The youngest of the three might be the only one who has rubbed shoulders on the red carpet at The ESPYS with LeBron James and Alex Morgan, but the attention seems less likely to go to her head, given the stories her brothers can tell. In that sense, she still follows their lead.
"You worry when you have somebody coming in who has those kinds of accolades," Waldrum said. "That could either be really good for your team or it could be a problem for your team. If they have a prima donna attitude, then that kind of a player could destroy team chemistry."
It is clear the latter scenario isn't one that causes him to lose much sleep in this instance.
Those who know Andrews even better would agree. Passion can be its own reward and its own motivation.
"Morgan rides herself really hard, and she does put a lot of pressure on herself, but it's because she wants to be the best that she can be," Mike Andrews said. "I don't think that she's ever felt like she has to be like my brother or I, or like my parents, or fit this mold that anyone wants her to be in. She does it for herself. I think that's pretty incredible for an 18-year-old kid to kind of know herself that well that she doesn't have to be anybody else."
One goal she doesn't shy from talking about is her desire to make the senior national team. Although the timeline in her head might include the 2015 World Cup or 2016 Olympics, which will take place before her junior and senior years, respectively, the cycle beginning with the 2019 World Cup is a more likely starting point for speculation.
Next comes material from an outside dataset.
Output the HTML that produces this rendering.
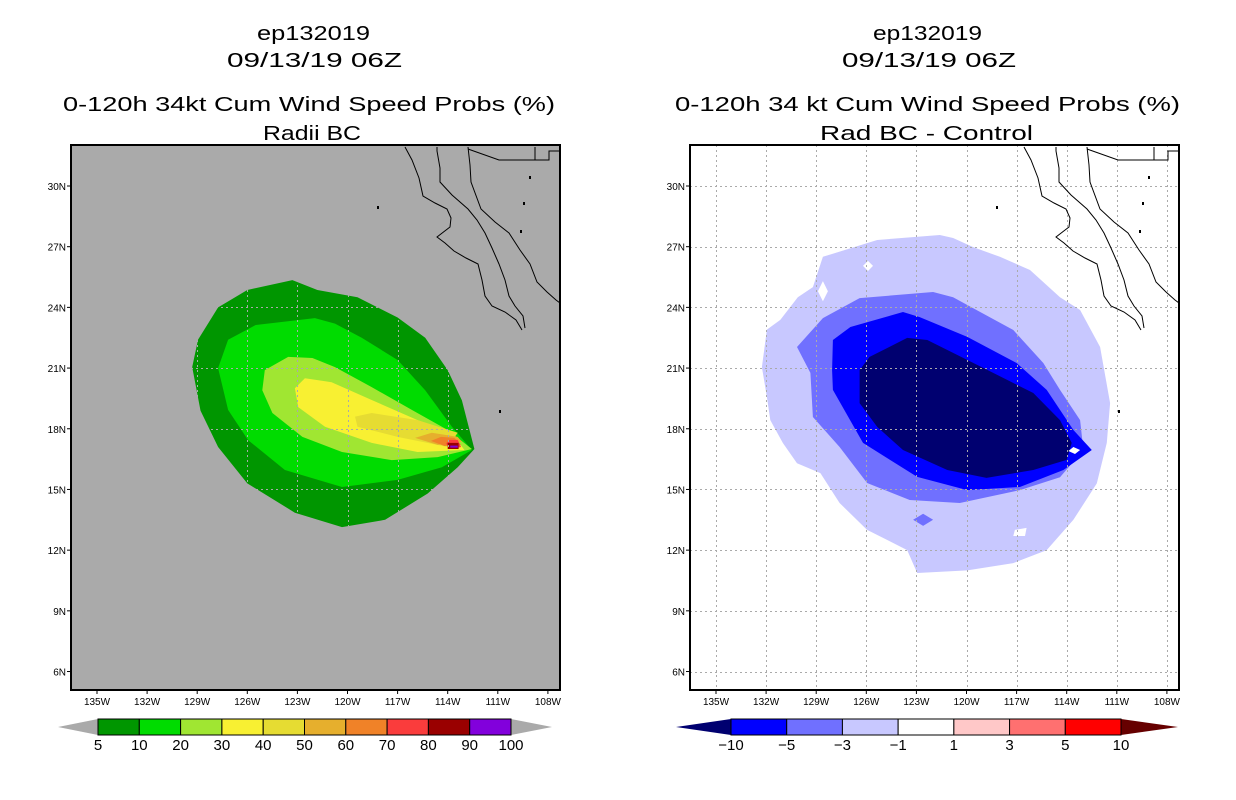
<!DOCTYPE html>
<html><head><meta charset="utf-8"><title>ep132019 wind speed probs</title>
<style>
html,body{margin:0;padding:0;background:#fff;}
svg{display:block;}
text{font-family:"Liberation Sans",sans-serif;fill:#000;}
</style></head>
<body>
<svg id="chart" width="1236" height="800" viewBox="0 0 1236 800" xmlns="http://www.w3.org/2000/svg">
<g id="left"></g>
<g id="right"></g>
</svg>
<script>
// ---- axis data ----
const lonTicks = [-135,-132,-129,-126,-123,-120,-117,-114,-111,-108];
const latTicks = [30,27,24,21,18,15,12,9,6];
const lonLabels = ["135W","132W","129W","126W","123W","120W","117W","114W","111W","108W"];
const latLabels = ["30N","27N","24N","21N","18N","15N","12N","9N","6N"];

// ---- left panel contour data (lon, lat) ----
const probLevels = [5,10,20,30,40,50,60,70,80,90,100];
const probColors = ["#009600","#00dc00","#a0e632","#f8f032","#e6dc32","#e6af2d","#f08228","#fa3c3c","#9a0000","#8200dc"];
const prob5 = [[-123.3,25.35],[-126.0,24.86],[-127.75,24.0],[-128.95,22.4],[-129.3,21.05],[-128.8,18.9],[-127.75,17.1],[-126.0,15.3],[-123.15,13.85],[-120.33,13.14],[-117.75,13.5],[-115.2,14.8],[-113.4,16.1],[-112.4,17.0],[-113.15,19.4],[-114.0,20.9],[-115.35,22.5],[-117.0,23.5],[-119.4,24.5],[-121.8,24.86]];
const prob10 = [[-121.95,23.47],[-125.5,23.13],[-127.15,22.4],[-127.75,21.0],[-127.15,18.93],[-125.95,17.44],[-123.75,15.96],[-120.33,15.12],[-117.0,15.47],[-114.35,16.1],[-112.55,16.95],[-113.75,18.1],[-115.35,19.9],[-117.0,21.4],[-119.15,22.5],[-120.75,23.2]];
const prob20 = [[-123.55,21.55],[-124.95,20.9],[-125.1,19.9],[-124.5,18.78],[-122.7,17.6],[-120.33,16.85],[-117.35,16.45],[-114.6,16.6],[-112.55,17.0],[-114.0,17.94],[-116.15,18.93],[-118.55,20.06],[-120.75,21.05],[-122.1,21.5]];
const prob30 = [[-122.55,20.5],[-123.15,20.0],[-122.95,19.07],[-121.35,18.1],[-118.55,17.3],[-115.8,16.85],[-113.0,16.95],[-113.75,17.8],[-115.8,18.43],[-118.55,19.42],[-120.95,20.3]];
const prob40 = [[-119.55,18.6],[-119.4,18.1],[-117.0,17.6],[-114.0,17.1],[-113.4,17.8],[-115.8,18.43],[-118.55,18.78]];
const prob50 = [[-115.95,17.55],[-114.6,17.2],[-113.15,17.35],[-113.4,17.6],[-114.95,17.8]];
const prob60 = [[-115.0,17.4],[-114.2,17.15],[-113.2,17.2],[-113.6,17.55],[-114.4,17.6]];
const prob70 = [[-114.1,17.25],[-113.7,17.0],[-113.2,17.1],[-113.4,17.45],[-113.9,17.45]];
const prob80 = [[-114.0,17.3],[-114.0,17.0],[-113.35,17.0],[-113.35,17.3]];
const prob90 = [[-113.85,17.17],[-113.85,17.07],[-113.4,17.07],[-113.4,17.17]];
const probPolys = [prob5,prob10,prob20,prob30,prob40,prob50,prob60,prob70,prob80,prob90];

// ---- right panel contour data (lon, lat) ----
const diffLevels = [-10,-5,-3,-1,1,3,5,10];
const diffColors = ["#000070","#0000ff","#7070ff","#c8c8ff","#ffffff","#ffc8c8","#ff7070","#ff0000"];
const diffM1 = [[-121.6,27.58],[-125.35,27.33],[-128.6,26.5],[-129.2,25.0],[-130.1,24.5],[-131.15,23.38],[-131.95,22.9],[-132.25,21.05],[-131.95,19.57],[-131.75,18.43],[-131.0,17.3],[-130.15,16.3],[-128.75,15.81],[-127.6,14.33],[-125.95,13.0],[-123.55,12.0],[-122.95,10.87],[-119.95,11.0],[-117.2,11.36],[-115.2,12.0],[-113.6,13.5],[-112.2,15.3],[-111.6,17.3],[-111.4,19.27],[-112.0,22.04],[-113.2,23.87],[-114.4,24.5],[-116.2,25.85],[-118.0,26.5],[-119.6,26.98],[-120.8,27.43]];
const diffM3 = [[-122.0,24.76],[-126.4,24.46],[-128.6,23.47],[-130.15,22.04],[-129.35,20.76],[-129.2,18.58],[-127.6,17.1],[-125.95,15.32],[-123.4,14.48],[-120.4,14.33],[-116.8,14.97],[-114.4,15.6],[-113.0,16.95],[-113.2,18.43],[-114.4,19.92],[-115.4,21.25],[-117.2,22.88],[-119.4,23.87],[-120.8,24.5]];
const diffM3b = [[-122.6,13.8],[-122.0,13.5],[-122.6,13.2],[-123.2,13.5]];
const diffM5 = [[-123.8,23.77],[-126.95,23.03],[-128.0,22.39],[-128.05,20.9],[-128.0,19.92],[-126.2,17.3],[-122.95,15.62],[-119.95,14.97],[-116.8,15.12],[-114.2,15.96],[-112.5,16.95],[-113.6,17.94],[-115.2,19.92],[-117.0,21.25],[-119.95,22.54],[-122.8,23.52]];
const diffM10 = [[-123.55,22.49],[-125.8,21.55],[-126.4,20.9],[-126.4,19.27],[-125.35,18.09],[-123.8,16.95],[-121.15,15.96],[-118.8,15.57],[-116.0,15.96],[-114.0,16.46],[-113.7,17.3],[-114.4,18.43],[-116.0,19.77],[-118.4,20.76],[-120.8,21.75],[-122.35,22.39]];
const diffHoles = [[[-125.9,26.3],[-125.6,26.05],[-125.9,25.8],[-126.2,26.05]],[[-128.6,25.3],[-128.3,24.8],[-128.6,24.3],[-128.9,24.8]],[[-113.6,17.1],[-113.2,16.95],[-113.5,16.75],[-113.9,16.9]],[[-117.1,13.0],[-116.4,13.1],[-116.5,12.7],[-117.2,12.7]]];

// ---- map geometry (pixel path in left-panel frame) ----
const coastPac = [[405,147],[412,160],[419,178],[423,196],[435,203],[447,209],[451,218],[450,227],[437,237],[445,243],[454,251],[466,258],[478,264],[482,280],[485,296],[492,306],[505,312],[516,320],[522,330]];
const coastGulf = [[437,147],[437,151],[440,168],[440,182],[452,195],[468,209],[477,220],[485,233],[492,248],[499,264],[505,280],[509,296],[515,306],[523,316],[525,328]];
const coastMain = [[468,147],[470,165],[471,182],[481,209],[495,222],[509,233],[520,250],[530,264],[537,282],[547,292],[556,300],[560,303]];
const border1 = [[468,149],[499,160],[535,160],[535,147]];
const border2 = [[535,160],[549,160],[549,151],[560,151]];
const islands = [[378,208],[530,178],[524,204],[521,232],[500,412]];

const NS = "http://www.w3.org/2000/svg";
function mk(tag, attrs, parent){const e=document.createElementNS(NS,tag);for(const k in attrs)e.setAttribute(k,attrs[k]);parent.appendChild(e);return e;}

const FR = {l:71, r:560, t:145, b:690};
function xLon(lon,dx){return 97 + (lon+135)*16.7 + dx;}
function yLat(lat){return 186 + (30-lat)*20.23;}
function polyPts(arr,dx){return arr.map(p=>xLon(p[0],dx).toFixed(1)+","+yLat(p[1]).toFixed(1)).join(" ");}
function pixPts(arr,dx){return arr.map(p=>(p[0]+dx)+","+p[1]).join(" ");}

function drawPanel(g, dx, bg, layers, titles, titleBoxes, clipId){
  const svg=document.getElementById('chart');
  const defs=mk('defs',{},g);
  const cp=mk('clipPath',{id:clipId},defs);
  mk('rect',{x:FR.l+dx,y:FR.t,width:FR.r-FR.l,height:FR.b-FR.t},cp);
  const bgr=mk('rect',{x:FR.l+dx,y:FR.t,width:FR.r-FR.l,height:FR.b-FR.t,fill:bg},g);
  
  
  const plot=mk('g',{'clip-path':'url(#'+clipId+')'},g);
  
  
  layers.forEach(L=>{
    const p=mk('polygon',{points:polyPts(L.pts,dx),fill:L.color},plot);
    
    
  });
  // grid
  const grid=mk('g',{stroke:'#aaaaaa','stroke-width':1,'stroke-dasharray':'2,3'},plot);
  
  
  lonTicks.forEach(v=>{const x=Math.round(xLon(v,dx))+0.5;mk('line',{x1:x,y1:FR.t,x2:x,y2:FR.b},grid);});
  latTicks.forEach(v=>{const y=Math.round(yLat(v))+0.5;mk('line',{x1:FR.l+dx,y1:y,x2:FR.r+dx,y2:y},grid);});
  // coastline
  const cg=mk('g',{fill:'none',stroke:'#000','stroke-width':1},plot);
  
  
  [coastPac,coastGulf,coastMain,border1,border2].forEach(c=>mk('polyline',{points:pixPts(c,dx)},cg));
  islands.forEach(p=>mk('rect',{x:p[0]+dx-1,y:p[1]-2,width:2,height:3,fill:'#000',stroke:'none'},cg));
  // frame
  const fr=mk('rect',{x:FR.l+dx,y:FR.t,width:FR.r-FR.l,height:FR.b-FR.t,fill:'none',stroke:'#000','stroke-width':2},g);
  
  
  // ticks + labels
  lonTicks.forEach((v,i)=>{
    const x=xLon(v,dx);
    mk('line',{x1:x,y1:FR.b,x2:x,y2:FR.b+4,stroke:'#000'},g);
    const t=mk('text',{x:x,y:FR.b+15,'font-size':10,'text-anchor':'middle'},g);
    t.textContent=lonLabels[i];
    
    
  });
  latTicks.forEach((v,i)=>{
    const y=yLat(v);
    mk('line',{x1:FR.l+dx-4,y1:y,x2:FR.l+dx,y2:y,stroke:'#000'},g);
    const t=mk('text',{x:FR.l+dx-5,y:y+4,'font-size':10,'text-anchor':'end'},g);
    t.textContent=latLabels[i];
    
    
  });
  const ys=[40,67,111,140];
  const names=['title-storm-id','title-date','title-product','subtitle'];
  titles.forEach((s,i)=>{
    const b=titleBoxes[i];
    const t=mk('text',{x:b[0],y:ys[i],'font-size':20,textLength:b[1]-b[0],lengthAdjust:'spacingAndGlyphs'},g);
    t.textContent=s;
    
    
  });
}

const left=document.getElementById('left');
const leftLayers=probPolys.map((p,i)=>({pts:p,color:probColors[i],name:'contour-'+probLevels[i]+'-pct'}));
drawPanel(left,0,'#aaaaaa',leftLayers,
  ["ep132019","09/13/19 06Z","0-120h 34kt Cum Wind Speed Probs (%)","Radii BC"],
  [[257,370],[227,402],[63,555],[263,361]],'clipL');

const right=document.getElementById('right');
const rightLayers=[
  {pts:diffM1,color:diffColors[3],name:'contour-minus1'},
  {pts:diffM3,color:diffColors[2],name:'contour-minus3'},
  {pts:diffM3b,color:diffColors[2],name:'contour-minus3-spot'},
  {pts:diffM5,color:diffColors[1],name:'contour-minus5'},
  {pts:diffM10,color:diffColors[0],name:'contour-minus10'}
].concat(diffHoles.map((h,i)=>({pts:h,color:'#ffffff',name:'contour-neutral-spot'})));
drawPanel(right,619,'#ffffff',rightLayers,
  ["ep132019","09/13/19 06Z","0-120h 34 kt Cum Wind Speed Probs (%)","Rad BC - Control"],
  [[873,982],[842,1016],[675,1180],[820,1033]],'clipR');

// ---- colorbars ----
function colorbar(parent,x0,x1,tipL,tipR,colors,labels,lc,rc,name){
  const g=mk('g',{},parent);
  
  
  const y0=719,y1=735,ym=727,n=colors.length,w=(x1-x0)/n;
  const tl=mk('polygon',{points:`${tipL},${ym} ${x0},${y0} ${x0},${y1}`,fill:lc},g);
  
  
  const tr=mk('polygon',{points:`${tipR},${ym} ${x1},${y0} ${x1},${y1}`,fill:rc},g);
  
  
  colors.forEach((c,i)=>{
    const r=mk('rect',{x:x0+i*w,y:y0,width:w,height:y1-y0,fill:c,stroke:'#000','stroke-width':1},g);
    
    
  });
  labels.forEach((s,i)=>{
    const t=mk('text',{x:x0+i*w,y:750,'font-size':15,'text-anchor':'middle'},g);
    t.textContent=s;
    
    
  });
}
colorbar(left,98,511,58,552,probColors,probLevels.map(String),'#aaaaaa','#aaaaaa','colorbar-probability');
colorbar(right,731,1121,676,1178,diffColors.slice(1),diffLevels.map(v=>v<0?'\u2212'+(-v):String(v)),'#000070','#660000','colorbar-difference');
</script>
</body></html>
"I haven't seen enough to make a judgment just yet," U.S. coach Tom Sermanni said. "But she's done pretty well in the Under-20s and she's somebody that's sort of on the radar."
On the radar will do for now. There is so much soccer still ahead of her. She will make sure of that.
"I don't think passion is something that can be forced upon someone," Andrews said. "You find it on your own."
Just as soccer fans find her. She isn't next. She is now.